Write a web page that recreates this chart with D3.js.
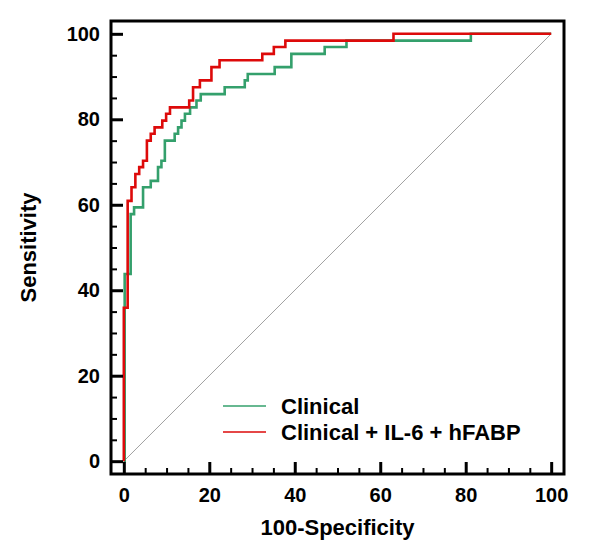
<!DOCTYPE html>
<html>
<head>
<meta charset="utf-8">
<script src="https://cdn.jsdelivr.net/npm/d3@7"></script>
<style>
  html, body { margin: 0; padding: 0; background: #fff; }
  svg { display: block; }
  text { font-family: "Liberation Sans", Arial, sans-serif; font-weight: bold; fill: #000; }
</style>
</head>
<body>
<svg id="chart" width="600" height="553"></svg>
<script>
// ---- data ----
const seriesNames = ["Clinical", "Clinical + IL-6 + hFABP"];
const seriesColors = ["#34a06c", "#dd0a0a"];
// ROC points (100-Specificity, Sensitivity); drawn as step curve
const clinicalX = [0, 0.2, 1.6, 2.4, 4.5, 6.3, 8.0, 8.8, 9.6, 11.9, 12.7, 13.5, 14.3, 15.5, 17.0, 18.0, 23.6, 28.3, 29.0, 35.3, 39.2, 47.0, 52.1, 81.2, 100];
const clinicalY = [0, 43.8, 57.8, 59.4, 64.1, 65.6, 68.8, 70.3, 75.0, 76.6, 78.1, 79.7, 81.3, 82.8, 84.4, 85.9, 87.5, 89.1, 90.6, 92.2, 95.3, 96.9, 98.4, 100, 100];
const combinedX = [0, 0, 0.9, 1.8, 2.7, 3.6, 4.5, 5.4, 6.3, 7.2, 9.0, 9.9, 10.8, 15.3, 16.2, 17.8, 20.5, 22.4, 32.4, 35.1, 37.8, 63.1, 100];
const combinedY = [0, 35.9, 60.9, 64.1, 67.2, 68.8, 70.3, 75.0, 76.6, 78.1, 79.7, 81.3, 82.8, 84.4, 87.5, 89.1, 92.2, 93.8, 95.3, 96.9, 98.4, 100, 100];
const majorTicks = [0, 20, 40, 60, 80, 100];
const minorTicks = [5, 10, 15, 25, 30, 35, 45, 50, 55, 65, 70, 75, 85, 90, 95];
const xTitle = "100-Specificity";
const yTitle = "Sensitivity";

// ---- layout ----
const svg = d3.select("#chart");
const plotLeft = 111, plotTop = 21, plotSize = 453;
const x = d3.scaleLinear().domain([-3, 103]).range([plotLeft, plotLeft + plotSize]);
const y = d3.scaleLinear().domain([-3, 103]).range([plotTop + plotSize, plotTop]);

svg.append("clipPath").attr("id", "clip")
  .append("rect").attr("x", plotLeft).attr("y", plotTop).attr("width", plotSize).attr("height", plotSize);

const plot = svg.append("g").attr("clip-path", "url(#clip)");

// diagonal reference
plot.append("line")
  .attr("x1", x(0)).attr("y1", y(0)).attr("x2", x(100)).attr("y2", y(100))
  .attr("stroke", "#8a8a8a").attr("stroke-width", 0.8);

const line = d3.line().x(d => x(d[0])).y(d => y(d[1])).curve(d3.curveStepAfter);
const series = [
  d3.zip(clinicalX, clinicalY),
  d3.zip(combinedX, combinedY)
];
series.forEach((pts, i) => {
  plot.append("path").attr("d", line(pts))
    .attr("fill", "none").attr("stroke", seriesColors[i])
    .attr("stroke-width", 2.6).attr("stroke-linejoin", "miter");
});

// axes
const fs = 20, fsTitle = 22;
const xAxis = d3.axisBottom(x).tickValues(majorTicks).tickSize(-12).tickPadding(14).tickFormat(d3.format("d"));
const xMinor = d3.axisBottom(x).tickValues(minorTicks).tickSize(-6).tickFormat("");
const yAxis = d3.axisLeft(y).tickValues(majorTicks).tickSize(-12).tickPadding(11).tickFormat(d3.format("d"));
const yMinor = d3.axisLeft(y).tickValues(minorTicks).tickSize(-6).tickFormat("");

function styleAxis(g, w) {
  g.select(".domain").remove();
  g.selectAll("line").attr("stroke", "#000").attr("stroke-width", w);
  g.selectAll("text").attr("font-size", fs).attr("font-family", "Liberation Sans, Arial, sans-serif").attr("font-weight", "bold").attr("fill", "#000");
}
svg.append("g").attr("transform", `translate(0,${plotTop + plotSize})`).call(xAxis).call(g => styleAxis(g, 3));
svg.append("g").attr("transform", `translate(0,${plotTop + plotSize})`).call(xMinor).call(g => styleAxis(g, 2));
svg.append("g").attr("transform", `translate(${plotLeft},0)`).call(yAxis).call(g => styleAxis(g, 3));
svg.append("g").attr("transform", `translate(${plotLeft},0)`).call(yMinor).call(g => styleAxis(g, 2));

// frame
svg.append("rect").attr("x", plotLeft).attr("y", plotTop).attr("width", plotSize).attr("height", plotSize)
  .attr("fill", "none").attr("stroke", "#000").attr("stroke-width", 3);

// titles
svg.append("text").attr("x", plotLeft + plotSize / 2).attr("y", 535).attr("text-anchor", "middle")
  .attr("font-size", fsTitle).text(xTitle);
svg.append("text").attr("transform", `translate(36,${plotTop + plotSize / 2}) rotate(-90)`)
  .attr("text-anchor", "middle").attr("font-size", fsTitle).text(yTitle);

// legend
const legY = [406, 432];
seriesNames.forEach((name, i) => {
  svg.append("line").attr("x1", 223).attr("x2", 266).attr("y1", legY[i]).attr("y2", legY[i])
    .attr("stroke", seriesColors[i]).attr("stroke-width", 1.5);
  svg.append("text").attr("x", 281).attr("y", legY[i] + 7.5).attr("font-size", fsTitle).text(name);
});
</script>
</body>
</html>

= = =

**Task brief:** Pictures stay out. Print the data exactly, from its first line through the line containing "const y = d3.scaleLinear().domain([-3, 103]).range([plotTop".

**Written reply:**
Write a web page that recreates this chart with D3.js.
<!DOCTYPE html>
<html>
<head>
<meta charset="utf-8">
<script src="https://cdn.jsdelivr.net/npm/d3@7"></script>
<style>
  html, body { margin: 0; padding: 0; background: #fff; }
  svg { display: block; }
  text { font-family: "Liberation Sans", Arial, sans-serif; font-weight: bold; fill: #000; }
</style>
</head>
<body>
<svg id="chart" width="600" height="553"></svg>
<script>
// ---- data ----
const seriesNames = ["Clinical", "Clinical + IL-6 + hFABP"];
const seriesColors = ["#34a06c", "#dd0a0a"];
// ROC points (100-Specificity, Sensitivity); drawn as step curve
const clinicalX = [0, 0.2, 1.6, 2.4, 4.5, 6.3, 8.0, 8.8, 9.6, 11.9, 12.7, 13.5, 14.3, 15.5, 17.0, 18.0, 23.6, 28.3, 29.0, 35.3, 39.2, 47.0, 52.1, 81.2, 100];
const clinicalY = [0, 43.8, 57.8, 59.4, 64.1, 65.6, 68.8, 70.3, 75.0, 76.6, 78.1, 79.7, 81.3, 82.8, 84.4, 85.9, 87.5, 89.1, 90.6, 92.2, 95.3, 96.9, 98.4, 100, 100];
const combinedX = [0, 0, 0.9, 1.8, 2.7, 3.6, 4.5, 5.4, 6.3, 7.2, 9.0, 9.9, 10.8, 15.3, 16.2, 17.8, 20.5, 22.4, 32.4, 35.1, 37.8, 63.1, 100];
const combinedY = [0, 35.9, 60.9, 64.1, 67.2, 68.8, 70.3, 75.0, 76.6, 78.1, 79.7, 81.3, 82.8, 84.4, 87.5, 89.1, 92.2, 93.8, 95.3, 96.9, 98.4, 100, 100];
const majorTicks = [0, 20, 40, 60, 80, 100];
const minorTicks = [5, 10, 15, 25, 30, 35, 45, 50, 55, 65, 70, 75, 85, 90, 95];
const xTitle = "100-Specificity";
const yTitle = "Sensitivity";

// ---- layout ----
const svg = d3.select("#chart");
const plotLeft = 111, plotTop = 21, plotSize = 453;
const x = d3.scaleLinear().domain([-3, 103]).range([plotLeft, plotLeft + plotSize]);
const y = d3.scaleLinear().domain([-3, 103]).range([plotTop + plotSize, plotTop]);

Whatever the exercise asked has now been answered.